This presentation details the design, construction, and results of a 650-foot long dewatering well installed in a 9-acre closed ash basin using horizontal directional drilling methods.
Wednesday, March 11, 2020
Craft Republic Houston • 11470 Westheimer Rd.
Social 5:30 p.m., Dinner 6:30 p.m., Presentation 7:30- 9:00 p.m.
Cost: $35 Pre-registered members; $40 non-members & ALL walk-ups
$15 Emeritus/Life/Honorary; HGS Students Members: $5.00
To guarantee a seat, you must pre-register on the HGS website and pay with a credit card. You may walk up and pay at the door if extra seats are available. Please cancel by phone or email within 24 hours before the event for a refund. Online & pre-registration closes Wednesday, March 11, at 5:00 a.m.
Speaker: David Bardsley. PG
Company Elliingson DTD, Bellefonte, PA
Horizontal Well Used for Coal Ash Basin Dewatering
Coal combustion residuals (CCRs), or coal ash, are a byproduct of burning coal. The ash has a variety of constituents including silicon, iron, and aluminum oxides along with trace amounts of heavy metals such as arsenic, selenium, mercury, boron, and chromium. Power plants are the main generator of CCRs and normally the ash is beneficially used or stored onsite in landfills or impoundments.

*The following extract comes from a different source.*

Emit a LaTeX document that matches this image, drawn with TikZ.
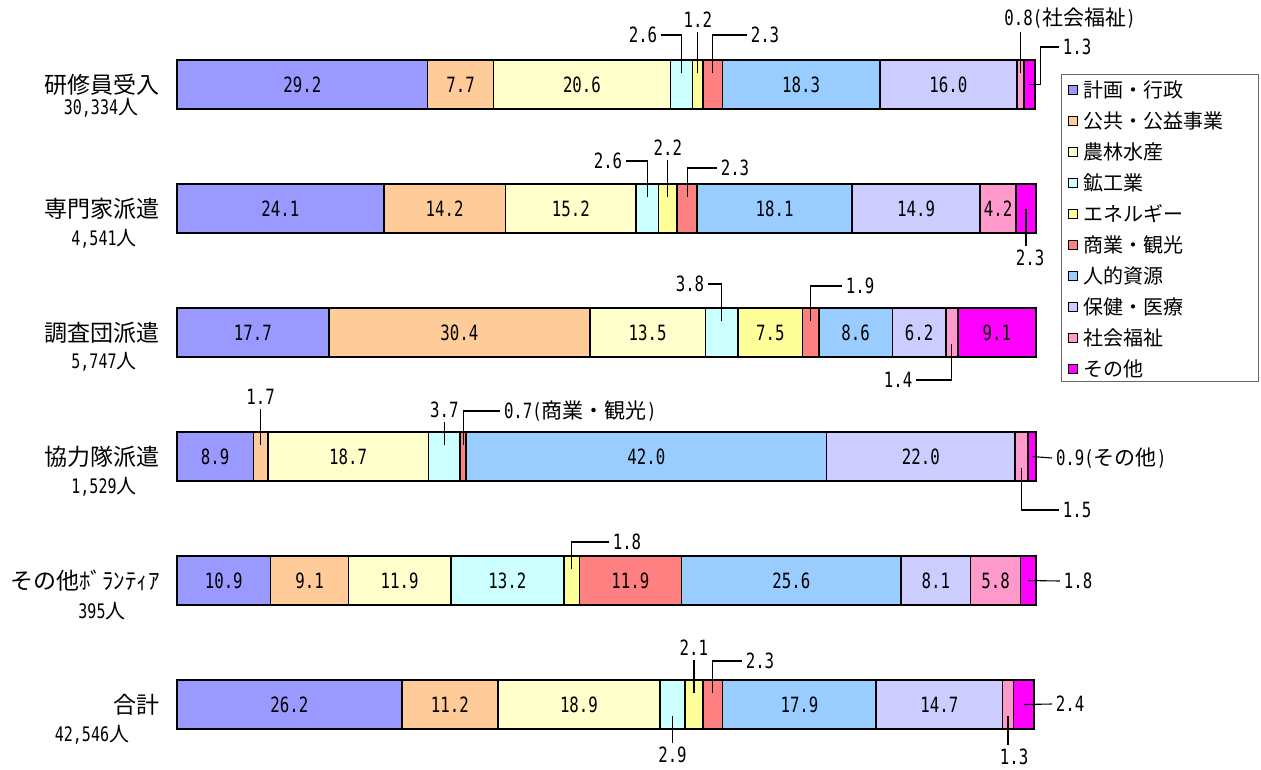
\documentclass[tikz,border=0pt]{standalone}
\usepackage{fontspec}
\setmainfont{DejaVu Sans Mono}[FakeStretch=0.75]
\newfontfamily\jp{Noto Sans CJK JP}

\definecolor{col1}{HTML}{9999FF}
\definecolor{col2}{HTML}{FFCC99}
\definecolor{col3}{HTML}{FFFFCC}
\definecolor{col4}{HTML}{CCFFFF}
\definecolor{col5}{HTML}{FFFF99}
\definecolor{col6}{HTML}{FF8080}
\definecolor{col7}{HTML}{99CCFF}
\definecolor{col8}{HTML}{CCCCFF}
\definecolor{col9}{HTML}{FF99CC}
\definecolor{col10}{HTML}{FF00FF}

\tikzset{
  seg/.style={draw=black, line width=1.6pt},
  num/.style={font=\fontsize{21}{24}\selectfont, inner sep=1pt},
  val/.style={font=\fontsize{21}{24}\selectfont, inner sep=1pt, outer sep=3pt},
  lead/.style={line width=1.1pt},
  rowname/.style={font=\jp\fontsize{23}{26}\selectfont, anchor=east, inner sep=0pt},
  rowcnt/.style={font=\fontsize{20}{23}\selectfont, inner sep=0pt},
  legbox/.style={draw=black, line width=1pt, minimum size=9pt, inner sep=0pt},
  legtxt/.style={font=\jp\fontsize{20}{23}\selectfont, anchor=west, inner sep=1pt}
}

% one bar: #1 row, #2 top, #3 value/show list
\newcommand\barrow[3]{%
  \gdef\xacc{0}
  \foreach \v/\s [count=\i] in {#3} {
    \pgfmathsetmacro\xa{177+8.58*\xacc}
    \pgfmathsetmacro\xb{177+8.58*(\xacc+\v)}
    \pgfmathsetmacro\xm{(\xa+\xb)/2}
    \coordinate (c#1-\i) at (\xm,#2+24.5);
    \coordinate (u#1-\i) at (\xm,#2+13);
    \coordinate (l#1-\i) at (\xm,#2+36);
    \ifdim\v pt>0pt \draw[seg,fill=col\i] (\xa,#2) rectangle (\xb,#2+49);\fi
    \ifnum\s=1 \node[num] (t#1-\i) at (c#1-\i) {\v};\fi
    \pgfmathsetmacro\xn{\xacc+\v}
    \xdef\xacc{\xn}
  }
}

\begin{document}
\begin{tikzpicture}[x=1pt,y=-1pt]

\fill[white] (0,0) rectangle (1261,769);
\useasboundingbox (0,0) rectangle (1261,769);

% bars
\barrow{1}{60}{29.2/1,7.7/1,20.6/1,2.6/0,1.2/0,2.3/0,18.3/1,16.0/1,0.8/0,1.3/0}
\barrow{2}{184}{24.1/1,14.2/1,15.2/1,2.6/0,2.2/0,2.3/0,18.1/1,14.9/1,4.2/1,2.3/0}
\barrow{3}{308}{17.7/1,30.4/1,13.5/1,3.8/0,7.5/1,1.9/0,8.6/1,6.2/1,1.4/0,9.1/1}
\barrow{4}{432}{8.9/1,1.7/0,18.7/1,3.7/0,0/0,0.7/0,42.0/1,22.0/1,1.5/0,0.9/0}
\barrow{5}{556}{10.9/1,9.1/1,11.9/1,13.2/1,1.8/0,11.9/1,25.6/1,8.1/1,5.8/1,1.8/0}
\barrow{6}{680}{26.2/1,11.2/1,18.9/1,2.9/0,2.1/0,2.3/0,17.9/1,14.7/1,1.3/0,2.4/0}

% row names
\node[rowname] (name1) at (160,85) {研修員受入};
\node[rowcnt] (cnt1) at (101,108) {30,334{\jp 人}};
\node[rowname] (name2) at (160,209) {専門家派遣};
\node[rowcnt] (cnt2) at (104,239) {4,541{\jp 人}};
\node[rowname] (name3) at (160,333) {調査団派遣};
\node[rowcnt] (cnt3) at (104,362) {5,747{\jp 人}};
\node[rowname] (name4) at (160,457) {協力隊派遣};
\node[rowcnt] (cnt4) at (104,487) {1,529{\jp 人}};
\node[rowname] (name5) at (160,581) {その他ﾎﾞﾗﾝﾃｨｱ};
\node[rowcnt] (cnt5) at (102,611) {395{\jp 人}};
\node[rowname] (name6) at (160,705) {合計};
\node[rowcnt] (cnt6) at (92,735) {42,546{\jp 人}};

% small values, row 1
\node[val] (n1-4) at (643,35) {2.6};
\node[val] (n1-5) at (u1-5 |- 0,20) {1.2};
\node[val] (n1-6) at (765,35) {2.3};
\node[val] (n1-9) at (1070,18) {0.8({\jp 社会福祉})};
\node[val] (n1-10) at (1077,47) {1.3};
\draw[lead] (u1-4) |- (n1-4.east);
\draw[lead] (u1-5) -- (n1-5.south);
\draw[lead] (u1-6) |- (n1-6.west);
\draw[lead] (u1-9) -- (u1-9 |- n1-9.south);
\draw[lead] (c1-10) -- ++(11,0) |- (n1-10.west);

% row 2
\node[val] (n2-4) at (608,161) {2.6};
\node[val] (n2-5) at (u2-5 |- 0,148) {2.2};
\node[val] (n2-6) at (735,168) {2.3};
\node[val] (n2-10) at (1030,258) {2.3};
\draw[lead] (u2-4) |- (n2-4.east);
\draw[lead] (u2-5) -- (n2-5.south);
\draw[lead] (u2-6) |- (n2-6.west);
\draw[lead] (c2-10) -- (c2-10 |- n2-10.north);

% row 3
\node[val] (n3-4) at (690,284) {3.8};
\node[val] (n3-6) at (860,286) {1.9};
\node[val] (n3-9) at (898,380) {1.4};
\draw[lead] (u3-4) |- (n3-4.east);
\draw[lead] (u3-6) |- (n3-6.west);
\draw[lead] (l3-9) |- (n3-9.east);

% row 4
\node[val] (n4-2) at (u4-2 |- 0,397) {1.7};
\node[val] (n4-4) at (u4-4 |- 0,410) {3.7};
\node[val, anchor=west] (n4-6) at (500,411) {0.7({\jp 商業・観光})};
\node[val, anchor=west] (n4-10) at (1052,458) {0.9({\jp その他})};
\node[val] (n4-9) at (1077,510) {1.5};
\draw[lead] (u4-2) -- (n4-2.south);
\draw[lead] (u4-4) -- (n4-4.south);
\draw[lead] (u4-6) |- (n4-6.west);
\draw[lead] (c4-10) -- (n4-10.west);
\draw[lead] (l4-9) |- (n4-9.west);

% row 5
\node[val] (n5-5) at (627,542) {1.8};
\node[val] (n5-10) at (1078,581) {1.8};
\draw[lead] (u5-5) |- (n5-5.west);
\draw[lead] (c5-10) -- (n5-10.west);

% row 6
\node[val] (n6-4) at (u6-4 |- 0,755) {2.9};
\node[val] (n6-5) at (u6-5 |- 0,648) {2.1};
\node[val] (n6-6) at (760,661) {2.3};
\node[val] (n6-9) at (1014,757) {1.3};
\node[val] (n6-10) at (1070,704) {2.4};
\draw[lead] (l6-4) -- (n6-4.north);
\draw[lead] (u6-5) -- (n6-5.south);
\draw[lead] (u6-6) |- (n6-6.west);
\draw[lead] (l6-9) -- (l6-9 |- n6-9.north);
\draw[lead] (c6-10) -- (n6-10.west);

% legend
\draw[black!60, line width=1pt] (1061,74) rectangle (1258,381);
\foreach \name [count=\k] in {計画・行政,公共・公益事業,農林水産,鉱工業,エネルギー,商業・観光,人的資源,保健・医療,社会福祉,その他} {
  \node[legbox, fill=col\k] (m\k) at (1073,59+31*\k) {};
  \node[legtxt] (g\k) at ([xshift=4pt]m\k.east) {\name};
}

\end{tikzpicture}
\end{document}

According to the Environmental Protection Agency, there are over 1,000 active coal ash sites in the United States. Many coal ash basins will require dewatering before remediation and/or closure activities can occur. This presentation details the design, construction, and results of a 650-foot long dewatering well installed in a 9-acre closed ash basin using horizontal directional drilling methods. The CCR materials at the site were characterized as fly ash (10 – 100 μm) and bottom ash (5 – 38 mm). Design challenges included well screen and casing selection and drilling/installation methodology. Well installation challenges included geometry of the landfill and unexpected site conditions encountered during well completion.
Once installed, the horizontal well performed better than anticipated. The level of water in the basin was drawn down by ~18 feet in less than four months and CCR-related constituents in the surrounding groundwater declined considerably.
David Bardsley P.G. has over thirty-five years of environmental drilling experience working in a variety of settings across the United States. Mr. Bardsley earned a Bachelor of Science degree in Geology & Geophysics along with a Communications Minor (1984) from the University of Missouri-Rolla. He started his career as a drill rig helper advancing through various technical and managerial positions in both small and large drilling companies. He was an early leader in the use of horizontal drilling to solve environmental and water supply challenges and has authored/co-authored over twenty papers on horizontal environmental drilling methodology. David has been directly involved in the design and oversight for the installation of hundreds of horizontal environmental and water supply wells.
He is a licensed well driller in Texas, Arizona and Louisiana and holds RG/PG certifications in Texas, Missouri, Louisiana and Tennessee. Mr. Bardsley is a strong proponent of education and has served as a short course instructor at Battelle environmental conferences and University of Wisconsin Madison along with presenting environmental drilling training to students at University of Arizona and University of Louisiana Lafayette.